Когда интрижка в итоге вскрылась, Ян Рубенс вынырнул из этого переживания, будто очнулся ото сна. Внезапно эта страсть уже не казалась реальной. Внезапно безумное стремление быть с Анной Саксонской утратило всякий смысл. О чем он только думал? В тот момент все эти связанные с Анной Саксонской переживания могли показаться Яну Рубенсу одним безумным помутнением. Ему могло быть невероятно трудно понять самого себя, хотя это, несомненно, был он, тот самый человек, — он, впавший в одержимость Анной Саксонской — женщиной, которая казалась ему теперь настолько фатально ущербной, которая казалась эгоистичной и требовательной женщиной, которая прежде всего казалась абсолютно недостойной всех тех усилий.

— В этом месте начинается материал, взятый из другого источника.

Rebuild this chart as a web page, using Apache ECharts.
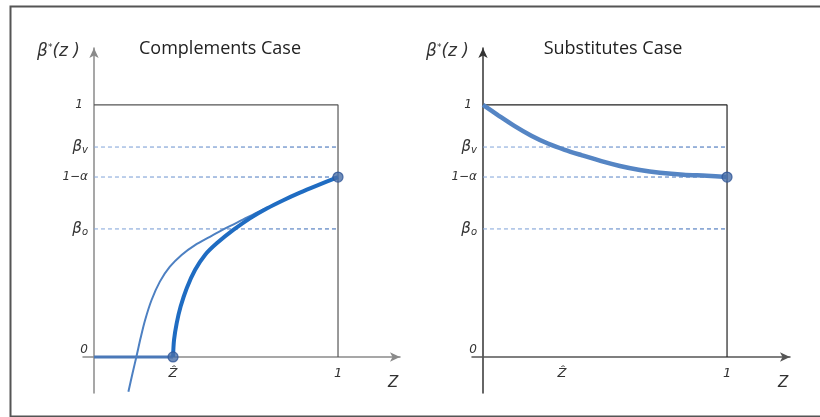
<!DOCTYPE html>
<html>
<head>
<meta charset="utf-8">
<script src="https://cdn.jsdelivr.net/npm/echarts@6/dist/echarts.min.js"></script>
<style>
html, body { margin: 0; padding: 0; background: #fff; }
#chart { width: 820px; height: 417px; }
</style>
</head>
<body>
<div id="chart"></div>
<script>
// levels marked on the vertical axes
var levelLabels = ['0', 'β_o', '1−α', 'β_v', '1'];
var levelValues = [0, 0.508, 0.714, 0.833, 1];
var dashedLevels = [0.508, 0.714, 0.833];
var zHat = 0.324;
var xTickValues = [zHat, 1];
var xTickLabels = ['Ẑ', '1'];

// complements case
var flatPart = [[0, 0], [zHat, 0]];
var thickCurve = [[0.324, 0], [0.328, 0.067], [0.339, 0.134], [0.355, 0.200], [0.380, 0.273],
    [0.414, 0.345], [0.455, 0.405], [0.503, 0.451], [0.571, 0.504], [0.639, 0.550], [0.708, 0.589],
    [0.776, 0.622], [0.844, 0.652], [0.913, 0.680], [1, 0.714]];
var thinCurve = [[0.141, -0.138], [0.158, -0.065], [0.175, 0.006], [0.191, 0.075], [0.209, 0.145],
    [0.236, 0.226], [0.270, 0.299], [0.311, 0.358], [0.359, 0.405], [0.414, 0.444], [0.475, 0.477],
    [0.540, 0.511], [0.610, 0.545], [0.680, 0.579], [0.776, 0.621], [0.844, 0.652], [0.913, 0.680], [1, 0.714]];
var compDots = [[zHat, 0], [1, 0.714]];

// substitutes case
var subsCurve = [[0, 1], [0.061, 0.960], [0.130, 0.916], [0.198, 0.878], [0.266, 0.847],
    [0.335, 0.822], [0.403, 0.801], [0.485, 0.777], [0.561, 0.758], [0.643, 0.742],
    [0.725, 0.731], [0.821, 0.723], [0.917, 0.719], [1, 0.714]];
var subsDots = [[1, 0.714]];

var box = [[0, 1], [1, 1], [1, 0]];

var myChart = echarts.init(document.getElementById('chart'));

function levelLabel(v) {
    var s = levelLabels[levelValues.indexOf(v)];
    if (s.indexOf('_') > 0) {
        var p = s.split('_');
        return '{g|' + p[0] + '}{s|' + p[1] + '}';
    }
    if (s === '0') return '{z|0}';
    if (s === '1') return '{o|1}';
    return '{t|' + s + '}';
}

var tickRich = {
    t: { fontFamily: 'DejaVu Sans', fontStyle: 'italic', fontSize: 12, color: '#333' },
    o: { fontFamily: 'DejaVu Sans', fontStyle: 'italic', fontSize: 12, color: '#333', padding: [0, 5, 0, 0] },
    z: { fontFamily: 'DejaVu Sans', fontStyle: 'italic', fontSize: 12, color: '#333', padding: [0, 0, 14, 0] },
    g: { fontFamily: 'DejaVu Sans', fontStyle: 'italic', fontSize: 15, color: '#333' },
    s: { fontFamily: 'DejaVu Sans', fontStyle: 'italic', fontSize: 10, color: '#333', verticalAlign: 'bottom', padding: [6, 0, 0, 0] }
};

function makeX(idx, max, color) {
    return {
        type: 'value', gridIndex: idx, min: -0.045, max: max,
        name: 'Z',
        nameLocation: 'end',
        nameGap: -12,
        nameTextStyle: { fontFamily: 'DejaVu Sans', fontStyle: 'italic', fontSize: 15, color: '#333', verticalAlign: 'top', padding: [19, 0, 0, 0] },
        axisLine: { onZero: true, symbol: ['none', 'arrow'], symbolSize: [7, 10], lineStyle: { color: color, width: 1.5 } },
        axisTick: { show: false },
        splitLine: { show: false },
        axisLabel: {
            customValues: xTickValues,
            margin: -26,
            fontFamily: 'DejaVu Sans', fontStyle: 'italic', fontSize: 13, color: '#333',
            formatter: function (v) { return xTickLabels[xTickValues.indexOf(v)]; }
        }
    };
}

function makeY(idx, color) {
    return {
        type: 'value', gridIndex: idx, min: -0.143, max: 1.226,
        name: '{g|β}{s|*}{g|(z )}',
        nameLocation: 'end',
        nameGap: -12,
        nameTextStyle: {
            align: 'right',
            padding: [0, 14, 0, 0],
            rich: {
                g: { fontFamily: 'DejaVu Sans', fontStyle: 'italic', fontSize: 17, color: '#333' },
                s: { fontFamily: 'DejaVu Sans', fontSize: 9, color: '#333', verticalAlign: 'top', padding: [0, 0, 8, 0] }
            }
        },
        axisLine: { onZero: true, symbol: ['none', 'arrow'], symbolSize: [7, 10], lineStyle: { color: color, width: 1.5 } },
        axisTick: { show: false },
        splitLine: { show: false },
        axisLabel: {
            customValues: levelValues,
            margin: -5,
            formatter: levelLabel,
            rich: tickRich
        }
    };
}

var dashColor = new echarts.graphic.LinearGradient(0, 0, 1, 0, [
    { offset: 0, color: '#86a8dc' },
    { offset: 1, color: '#2a5fb0' }
]);

function line(idx, data, color, width, type, z) {
    return {
        type: 'line', xAxisIndex: idx, yAxisIndex: idx, data: data,
        symbol: 'none', smooth: false, z: z || 2, silent: true,
        lineStyle: { color: color, width: width, type: type || 'solid' }
    };
}

function smoothLine(idx, data, color, width, z) {
    var s = line(idx, data, color, width, 'solid', z);
    s.smooth = 0.3;
    return s;
}

function dots(idx, data) {
    return {
        type: 'scatter', xAxisIndex: idx, yAxisIndex: idx, data: data,
        symbolSize: 10, z: 6, silent: true,
        itemStyle: { color: '#4a6fa8', borderColor: '#2f5597', borderWidth: 1.2 }
    };
}

var series = [];
[0, 1].forEach(function (idx) {
    dashedLevels.forEach(function (v) {
        series.push(line(idx, [[0, v], [1, v]], dashColor, 1, [4, 3], 1));
    });
    series.push(line(idx, box, idx === 0 ? '#555' : '#222', 1.2, 'solid', 1));
});
series.push(line(0, flatPart, '#4a78b8', 3, 'solid', 3));
series.push(smoothLine(0, thinCurve, '#4d80c2', 2, 3));
series.push(smoothLine(0, thickCurve, '#1f6cc2', 4, 4));
series.push(dots(0, compDots));
series.push(smoothLine(1, subsCurve, '#5585c4', 4.5, 4));
series.push(dots(1, subsDots));

var option = {
    animation: false,
    backgroundColor: '#fff',
    title: [
        { text: 'Complements Case', left: 215, top: 35, textAlign: 'center',
          textStyle: { fontFamily: 'Open Sans', fontWeight: 'normal', fontSize: 18, color: '#222' } },
        { text: 'Substitutes Case', left: 608, top: 35, textAlign: 'center',
          textStyle: { fontFamily: 'Open Sans', fontWeight: 'normal', fontSize: 18, color: '#222' } }
    ],
    graphic: [{
        type: 'rect', left: 8, top: 4, silent: true,
        shape: { width: 830, height: 410 },
        style: { fill: 'none', stroke: '#555', lineWidth: 2 }
    }],
    grid: [
        { left: 83, top: 48, width: 317, height: 345 },
        { left: 472, top: 48, width: 318, height: 345 }
    ],
    xAxis: [makeX(0, 1.254, '#8a8a8a'), makeX(1, 1.258, '#555')],
    yAxis: [makeY(0, '#8a8a8a'), makeY(1, '#333')],
    series: series
};

myChart.setOption(option);
</script>
</body>
</html>
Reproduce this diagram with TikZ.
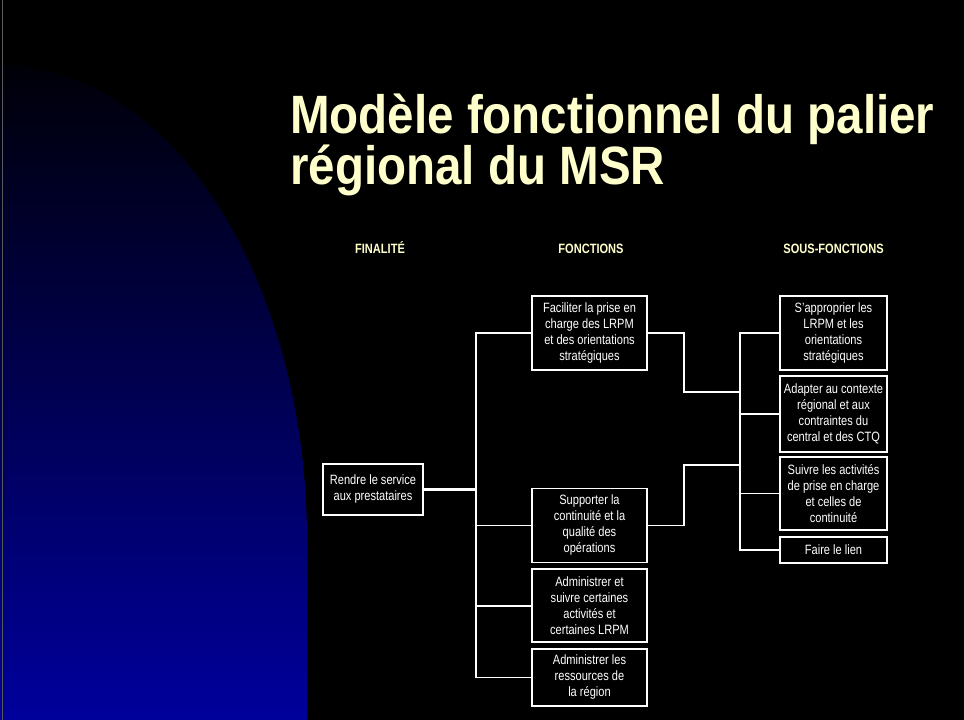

Можно только представить, что для Яна Рубенса значило вернуться к собственной жене со стыдом и мольбой. Можно только представить, что произошло внутри Яна Рубенса, в его мыслях и чувствах, когда он получил от супруги, Марии Рубенс, письмо, в котором та говорила, что все прощено и в любых житейских неурядицах она будет на его стороне. Это потрясающее, можно даже сказать героическое письмо от Марии Рубенс Яну Рубенсу, и в нем говорится именно это. Или, быть может, это письмо напыщенное и слабое, и за него просто неловко. Сложно сказать. Но письмо существует. Оно фигурирует в исторических записях. Что-то во мне хотело бы назвать это письмо героическим — по той простой причине, что в нем видно большое сердце. Оно, как говорится, великодушное. Такое письмо мог написать лишь человек без обычных запасов гнева и горечи. Так мы по крайней мере можем предполагать.